Task to carry out
From the listing below, extract every line containing "React".

Supplied material
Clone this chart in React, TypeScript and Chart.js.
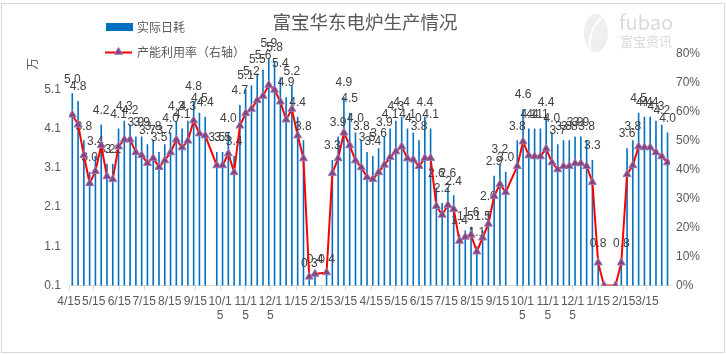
import React, { useEffect, useRef } from "react";
import { Chart, registerables } from "chart.js";

Chart.register(...registerables);

const FONT = '"Noto Sans CJK SC", "Noto Sans", sans-serif';
const NUM_FONT = '"Liberation Sans", Arial, sans-serif';

const chartTitle = "富宝华东电炉生产情况";
const barName = "实际日耗";
const lineName = "产能利用率（右轴）";
const unitLabel = "万";

// weekly observation dates
const weekDates = [
  "2015-04-19", "2015-04-26", "2015-05-03", "2015-05-10", "2015-05-17", "2015-05-24", "2015-05-31",
  "2015-06-07", "2015-06-14", "2015-06-21", "2015-06-28", "2015-07-05", "2015-07-12", "2015-07-19",
  "2015-07-26", "2015-08-02", "2015-08-09", "2015-08-16", "2015-08-23", "2015-08-30", "2015-09-06",
  "2015-09-13", "2015-09-20", "2015-09-27", "2015-10-04", "2015-10-11", "2015-10-18", "2015-10-25",
  "2015-11-01", "2015-11-08", "2015-11-15", "2015-11-22", "2015-11-29", "2015-12-06", "2015-12-13",
  "2015-12-20", "2015-12-27", "2016-01-03", "2016-01-10", "2016-01-17", "2016-01-24", "2016-01-31",
  "2016-02-07", "2016-02-14", "2016-02-21", "2016-02-28", "2016-03-06", "2016-03-13", "2016-03-20",
  "2016-03-27", "2016-04-03", "2016-04-10", "2016-04-17", "2016-04-24", "2016-05-01", "2016-05-08",
  "2016-05-15", "2016-05-22", "2016-05-29", "2016-06-05", "2016-06-12", "2016-06-19", "2016-06-26",
  "2016-07-03", "2016-07-10", "2016-07-17", "2016-07-24", "2016-07-31", "2016-08-07", "2016-08-14",
  "2016-08-21", "2016-08-28", "2016-09-04", "2016-09-11", "2016-09-18", "2016-09-25", "2016-10-02",
  "2016-10-09", "2016-10-16", "2016-10-23", "2016-10-30", "2016-11-06", "2016-11-13", "2016-11-20",
  "2016-11-27", "2016-12-04", "2016-12-11", "2016-12-18", "2016-12-25", "2017-01-01", "2017-01-08",
  "2017-01-15", "2017-01-22", "2017-01-29", "2017-02-05", "2017-02-12", "2017-02-19", "2017-02-26",
  "2017-03-05", "2017-03-12", "2017-03-19", "2017-03-26", "2017-04-02", "2017-04-09",
];

// 实际日耗 (万)
const dailyUse: (number | null)[] = [
  5.0, 4.8, 3.8, 3.0, 3.4, 4.2, 3.2, 3.2, 4.1, 4.3,
  4.2, 3.9, 3.9, 3.7, 3.8, 3.5, 3.7, 4.0, 4.3, 4.1,
  4.3, 4.8, 4.5, 4.4, null, 3.5, 3.5, 4.0, 3.4, 4.7,
  5.1, 5.2, 5.5, 5.6, 5.9, 5.8, 5.4, 4.9, 5.2, 4.4,
  3.8, 0.3, 0.4, null, 0.4, 3.3, 3.9, 4.9, 4.5, 4.0,
  3.8, 3.5, 3.4, 3.6, 3.9, 4.1, 4.3, 4.4, 4.1, 4.0,
  3.8, 4.4, 4.1, 2.6, 2.2, 2.6, 2.4, 1.4, 1.5, 1.6,
  1.1, 1.5, 2.0, 2.9, 3.2, 3.0, null, 3.8, 4.6, 4.1,
  4.1, 4.1, 4.4, 4.0, 3.7, 3.8, 3.8, 3.9, 3.9, 3.8,
  3.3, 0.8, 0, null, 0, 0.8, 3.6, 3.8, 4.5, 4.4,
  4.4, 4.3, 4.2, 4.0,
];

// 产能利用率 (%)
const utilization: (number | null)[] = [
  59, 55.6, 45, 35.3, 39.5, 48.4, 37.7, 36.7, 48, 50.4,
  50.4, 46, 45, 42.3, 44, 40.9, 43.2, 46, 50.4, 47.7,
  50, 57, 52.5, 51.8, null, 41.5, 41.5, 45.6, 39.1, 55.2,
  59.5, 61, 64, 65.5, 69.3, 67.6, 63.5, 57.3, 61, 51.8,
  43.9, 3, 4, null, 4.5, 38.8, 43.9, 52.8, 48.4, 43.2,
  40.8, 37.4, 36.7, 39.1, 41.7, 44.3, 46.3, 48, 43.9, 43.5,
  41.2, 44, 44, 27.4, 24.4, 27.8, 26.4, 15.4, 16.8, 17.5,
  11.7, 16.5, 21.3, 30.9, 35, 32.2, null, 41.2, 49.7, 44.9,
  44.6, 44.6, 47.3, 42.5, 40.1, 41.2, 41.2, 42.2, 42.2, 41.2,
  35.7, 7.9, 0, null, 0, 7.9, 38.4, 41.5, 48, 47.7,
  47.7, 46, 44.6, 42.5,
];

const tickDates = [
  "2015-04-15", "2015-05-15", "2015-06-15", "2015-07-15", "2015-08-15", "2015-09-15",
  "2015-10-15", "2015-11-15", "2015-12-15", "2016-01-15", "2016-02-15", "2016-03-15",
  "2016-04-15", "2016-05-15", "2016-06-15", "2016-07-15", "2016-08-15", "2016-09-15",
  "2016-10-15", "2016-11-15", "2016-12-15", "2017-01-15", "2017-02-15", "2017-03-15",
];
const tickLabels = [
  "4/15", "5/15", "6/15", "7/15", "8/15", "9/15", "10/15", "11/15", "12/15", "1/15", "2/15", "3/15",
  "4/15", "5/15", "6/15", "7/15", "8/15", "9/15", "10/15", "11/15", "12/15", "1/15", "2/15", "3/15",
];
const leftTicks = [0.1, 1.1, 2.1, 3.1, 4.1, 5.1];

const AXIS_START = "2015-04-15";
const AXIS_END = "2017-04-12";

const dayOf = (d: string) => (Date.parse(d) - Date.parse(AXIS_START)) / 86400000;

const BAR_COLOR = "#0070C0";
const LINE_COLOR = "#FF0000";
const MARK_FILL = "#874478";
const MARK_EDGE = "#9A7AB8";
const AXIS_TEXT = "#595959";

function drawTriangle(ctx: CanvasRenderingContext2D, x: number, y: number, r: number) {
  ctx.beginPath();
  for (let k = 0; k < 3; k++) {
    const a = (k * 2 * Math.PI) / 3;
    const px = x + Math.sin(a) * r;
    const py = y - Math.cos(a) * r;
    if (k === 0) ctx.moveTo(px, py);
    else ctx.lineTo(px, py);
  }
  ctx.closePath();
  ctx.fillStyle = MARK_FILL;
  ctx.fill();
  ctx.strokeStyle = MARK_EDGE;
  ctx.lineWidth = 1;
  ctx.stroke();
}

const decorPlugin = {
  id: "decor",
  beforeDraw(chart: any) {
    const ctx = chart.ctx as CanvasRenderingContext2D;
    ctx.save();
    ctx.fillStyle = "#ffffff";
    ctx.fillRect(0, 0, chart.width, chart.height);
    ctx.restore();
  },
  afterDatasetDraw(chart: any, args: any) {
    if (args.meta.type !== "bar") return;
    const ctx = chart.ctx as CanvasRenderingContext2D;
    ctx.save();
    ctx.font = `12px ${NUM_FONT}`;
    ctx.fillStyle = "#404040";
    ctx.textAlign = "center";
    ctx.textBaseline = "middle";
    args.meta.data.forEach((el: any, i: number) => {
      const v = dailyUse[i];
      if (v === null || v === undefined || v <= 0) return;
      ctx.fillText(v.toFixed(1), el.x, el.y - 14);
    });
    ctx.restore();
  },
  afterDraw(chart: any) {
    const ctx = chart.ctx as CanvasRenderingContext2D;
    ctx.save();
    // border
    ctx.strokeStyle = "#d9d9d9";
    ctx.lineWidth = 1;
    ctx.strokeRect(1.5, 3.5, 723, 349);
    // title
    ctx.fillStyle = AXIS_TEXT;
    ctx.font = `18.5px ${FONT}`;
    ctx.textAlign = "center";
    ctx.textBaseline = "middle";
    ctx.fillText(chartTitle, 365, 22);
    // legend
    ctx.fillStyle = BAR_COLOR;
    ctx.fillRect(106, 23, 27, 8);
    ctx.font = `12px ${FONT}`;
    ctx.textAlign = "left";
    ctx.fillStyle = AXIS_TEXT;
    ctx.fillText(barName, 137, 27);
    ctx.strokeStyle = LINE_COLOR;
    ctx.lineWidth = 2;
    ctx.beginPath();
    ctx.moveTo(105, 52.5);
    ctx.lineTo(132, 52.5);
    ctx.stroke();
    drawTriangle(ctx, 118.5, 52, 4.6);
    ctx.fillStyle = AXIS_TEXT;
    ctx.fillText(lineName, 137, 52);
    // unit
    ctx.save();
    ctx.translate(32.5, 64);
    ctx.rotate(-Math.PI / 2);
    ctx.font = `12px ${FONT}`;
    ctx.textAlign = "center";
    ctx.textBaseline = "middle";
    ctx.fillText(unitLabel, 0, 0);
    ctx.restore();
    // watermark
    ctx.fillStyle = "#efefef";
    ctx.beginPath();
    ctx.ellipse(596, 33, 12, 19, 0, 0, Math.PI * 2);
    ctx.fill();
    ctx.strokeStyle = "#ffffff";
    ctx.lineWidth = 2;
    ctx.beginPath();
    ctx.moveTo(590, 50);
    ctx.quadraticCurveTo(588, 28, 604, 16);
    ctx.stroke();
    ctx.fillStyle = "#dadada";
    ctx.font = `20px ${FONT}`;
    ctx.textAlign = "left";
    ctx.fillText("fubao", 619, 22);
    ctx.font = `13px ${FONT}`;
    ctx.fillText("富宝资讯", 620, 41);
    ctx.restore();
  },
};

export default function App() {
  const ref = useRef<HTMLCanvasElement>(null);
  useEffect(() => {
    document.body.style.margin = "0";
    const canvas = ref.current;
    if (!canvas) return;
    const chart = new Chart(canvas, {
      type: "bar",
      data: {
        datasets: [
          {
            type: "line",
            label: lineName,
            data: weekDates.map((d, i) => ({ x: dayOf(d), y: utilization[i] })) as any,
            yAxisID: "y1",
            borderColor: LINE_COLOR,
            borderWidth: 2,
            pointStyle: "triangle",
            pointRadius: 4.6,
            pointBackgroundColor: MARK_FILL,
            pointBorderColor: MARK_EDGE,
            pointBorderWidth: 1,
            spanGaps: true,
            tension: 0,
            order: 0,
          } as any,
          {
            type: "bar",
            label: barName,
            data: weekDates.map((d, i) => ({ x: dayOf(d), y: dailyUse[i] })) as any,
            yAxisID: "y",
            backgroundColor: BAR_COLOR,
            barThickness: 1.6,
            maxBarThickness: 1.6,
            inflateAmount: 0,
            borderWidth: 0,
            order: 1,
          } as any,
        ],
      },
      options: {
        responsive: false,
        maintainAspectRatio: false,
        animation: false,
        layout: { padding: { top: 54, left: 0, right: 0, bottom: 0 } },
        plugins: {
          legend: { display: false },
          title: { display: false },
          tooltip: { enabled: false },
        },
        scales: {
          x: {
            type: "linear",
            offset: false,
            min: 0,
            max: dayOf(AXIS_END),
            afterBuildTicks: (s: any) => {
              s.ticks = tickDates.map((d) => ({ value: dayOf(d) }));
            },
            afterFit: (s: any) => {
              s.height = 69.5;
              s.paddingLeft = 0;
              s.paddingRight = 0;
            },
            ticks: {
              autoSkip: false,
              maxRotation: 0,
              minRotation: 0,
              padding: 4,
              color: AXIS_TEXT,
              font: { size: 12, family: NUM_FONT },
              callback: (_v: any, i: number) => {
                const t = tickLabels[i] ?? "";
                return t.length > 4 ? [t.slice(0, 4), t.slice(4)] : t;
              },
            },
            grid: { offset: false, drawOnChartArea: false, drawTicks: true, tickLength: 5, color: "#d9d9d9" },
            border: { display: true, color: "#d9d9d9" },
          },
          y: {
            position: "left",
            min: 0.1,
            max: 6,
            afterBuildTicks: (s: any) => {
              s.ticks = leftTicks.map((v) => ({ value: v }));
            },
            afterFit: (s: any) => {
              s.width = 69;
              s.paddingTop = 0;
              s.paddingBottom = 0;
            },
            ticks: {
              padding: 8,
              color: AXIS_TEXT,
              font: { size: 12, family: NUM_FONT },
              callback: (v: any) => Number(v).toFixed(1),
            },
            grid: { display: false, drawTicks: false },
            border: { display: false },
          },
          y1: {
            position: "right",
            min: 0,
            max: 80,
            afterFit: (s: any) => {
              s.width = 56;
              s.paddingTop = 0;
              s.paddingBottom = 0;
            },
            ticks: {
              stepSize: 10,
              padding: 6,
              color: AXIS_TEXT,
              font: { size: 12, family: NUM_FONT },
              callback: (v: any) => `${v}%`,
            },
            grid: { display: false, drawTicks: false },
            border: { display: false },
          },
        },
      } as any,
      plugins: [decorPlugin],
    });
    return () => chart.destroy();
  }, []);
  return (
    <div style={{ width: 726, height: 355 }}>
      <canvas ref={ref} width={726} height={355} style={{ display: "block", width: 726, height: 355 }} />
    </div>
  );
}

Output of the task
Clone this chart in React, TypeScript and Chart.js.
import React, { useEffect, useRef } from "react";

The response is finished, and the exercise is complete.